Engineer Jon Kelly recalled Kate Bush's recording of the song in the book Classic Tracks: The Real Stories Behind 68 Seminal Recordings
by Richard Buskin. "In the case of 'Wuthering Heights' she was imitating this witch, the mad lady from the Yorkshire Moors, and she was very theatrical about it," he recalled. "She was such a mesmerising performer – she threw her heart and soul into everything she did – that it was difficult to ever fault her or say, 'You could do better.'"
"You couldn't keep Kate away from the sessions even if you had wild dogs and bazookas," Kelly added. "She was just drinking it all up, learning everything that went on. The first moment she walked into the control room, I could tell that's where she wanted to be; in control of her own records. She was astute, and she was also phenomenally easy to work with."
Bush re-recorded her vocal late one night, doing two or three takes from which producer Andrew Powell chose the best. "There was no compiling," Kelly confirmed. "It was a complete performance. We started the mix at around midnight and Kate was there the whole time, encouraging us. You couldn't deny her anything. So we got on with the job and finished at about five or six that morning."
Pat Benatar covered this on her 1980 album Crimes of Passion.
Kate noticed a number of coincidences during the songwriting process, as if she were meant to write the tune.
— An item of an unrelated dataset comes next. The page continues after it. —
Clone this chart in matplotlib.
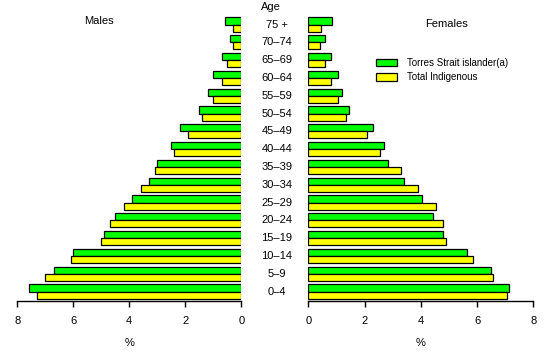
import matplotlib
matplotlib.use("Agg")
import matplotlib.pyplot as plt
from matplotlib.patches import Patch
import numpy as np

plt.rcParams['font.family'] = ['Liberation Sans', 'DejaVu Sans']

age_groups = ["0–4", "5–9", "10–14", "15–19", "20–24", "25–29", "30–34", "35–39",
              "40–44", "45–49", "50–54", "55–59", "60–64", "65–69", "70–74", "75 +"]

males_tsi = [7.6, 6.7, 6.0, 4.9, 4.5, 3.9, 3.3, 3.0,
             2.5, 2.2, 1.5, 1.2, 1.0, 0.7, 0.4, 0.6]
males_total = [7.3, 7.0, 6.1, 5.0, 4.7, 4.2, 3.6, 3.1,
               2.4, 1.9, 1.4, 1.0, 0.7, 0.5, 0.3, 0.3]
females_tsi = [7.15, 6.5, 5.65, 4.8, 4.45, 4.05, 3.4, 2.85,
               2.7, 2.3, 1.45, 1.2, 1.05, 0.8, 0.6, 0.85]
females_total = [7.05, 6.55, 5.85, 4.9, 4.8, 4.55, 3.9, 3.3,
                 2.55, 2.1, 1.35, 1.05, 0.8, 0.6, 0.4, 0.45]

series_labels = ["Torres Strait islander(a)", "Total Indigenous"]
green = "#00ff00"
yellow = "#ffff00"

W, H = 550, 353
fig = plt.figure(figsize=(W / 100, H / 100), dpi=100)

bottom_px = 301
ylo, yhi = -0.53, 15.6
spacing = 17.8
ax_h = (yhi - ylo) * spacing
axL = fig.add_axes([17.3 / W, 1 - bottom_px / H, (241.3 - 17.3) / W, ax_h / H])
axR = fig.add_axes([308.3 / W, 1 - bottom_px / H, (533.3 - 308.3) / W, ax_h / H])

y = np.arange(len(age_groups))
bh = 0.4
for ax, tsi, tot in [(axL, males_tsi, males_total), (axR, females_tsi, females_total)]:
    ax.barh(y + bh / 2, tsi, height=bh, color=green, edgecolor='black', linewidth=0.9)
    ax.barh(y - bh / 2, tot, height=bh, color=yellow, edgecolor='black', linewidth=0.9)
    ax.set_ylim(ylo, yhi)
    ax.set_xlim(0, 8)
    ax.set_xticks([0, 2, 4, 6, 8])
    ax.set_yticks([])
    for s in ['top', 'left', 'right']:
        ax.spines[s].set_visible(False)
    ax.spines['bottom'].set_linewidth(1.0)
    ax.tick_params(axis='x', direction='out', length=4.5, width=1.0, labelsize=8, pad=6)
    ax.set_xlabel('%', fontsize=8, labelpad=9)
    ax.patch.set_alpha(0)

axL.invert_xaxis()

# center age labels
for i, lab in enumerate(age_groups):
    yy = axL.transData.transform((0, i))[1]
    fig.text(277 / W, yy / fig.dpi / fig.get_figheight(), lab, ha='center', va='center', fontsize=8)

fig.text(271 / W, 1 - 7 / H, "Age", ha='center', va='center', fontsize=8)
fig.text(99 / W, 1 - 21 / H, "Males", ha='center', va='center', fontsize=8)
fig.text(447 / W, 1 - 24 / H, "Females", ha='center', va='center', fontsize=8)

handles = [Patch(facecolor=green, edgecolor='black', linewidth=0.9),
           Patch(facecolor=yellow, edgecolor='black', linewidth=0.9)]
fig.legend(handles, series_labels, loc='upper left', bbox_to_anchor=(376 / W, 1 - 58 / H),
           frameon=False, fontsize=7, borderpad=0, borderaxespad=0,
           handlelength=2.15, handleheight=0.8, handletextpad=1.0, labelspacing=0.45)

fig.savefig("out.png", dpi=100)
She explained: "When Emily Bronte wrote the book she was in the terminal stages of consumption, and I had a bad cold when I wrote the song. Also, when I was in Canada I found out that Lindsay Kemp, my dance teacher, was in town, only ten minutes away by car, so I went to see him. When I came back I had this urge to switch on the TV - it was about one in the morning - because I knew the film of Wuthering Heights would be on. I tuned in to a thirties gangster film, then flicked through the channels, playing channel roulette, until I found it. I came in at the moment Cathy was dying, so that's all I saw of the film. It was an amazing coincidence."
Two music videos were made. In the first version, directed by Nick Abson, Kate is shown dancing in the English countryside (Salisbury Plain, specifically), wearing a red dress. In the second version, directed by Keef, she wears a white dress and performs in a dark room amid a white mist. Kate spoke of the first clip in a 1990 VH1 interview: "Well, the video we made for 'Wuthering Heights' was probably amongst the first ever made, certainly here in this country in terms of a video, and I was very influenced at that time still by Lindsay Kemp. So it was very much the dance influence that I was expressing. So it was really working out choreography that just looked interesting, that would kind of create a persona of Cathy."
The American punk band White Flag recorded a version for the 1992 compilation album Freedom Of Choice: Yesterday's New Wave Hits As Performed By Today's Stars.
This was used in the TV series Doctors ("Author, Author" – 2014) and I'm Alan Partridge ("Basic Alan" – 1997). It was also featured in the movies The Trip (2010) and Soft Fruit (1999).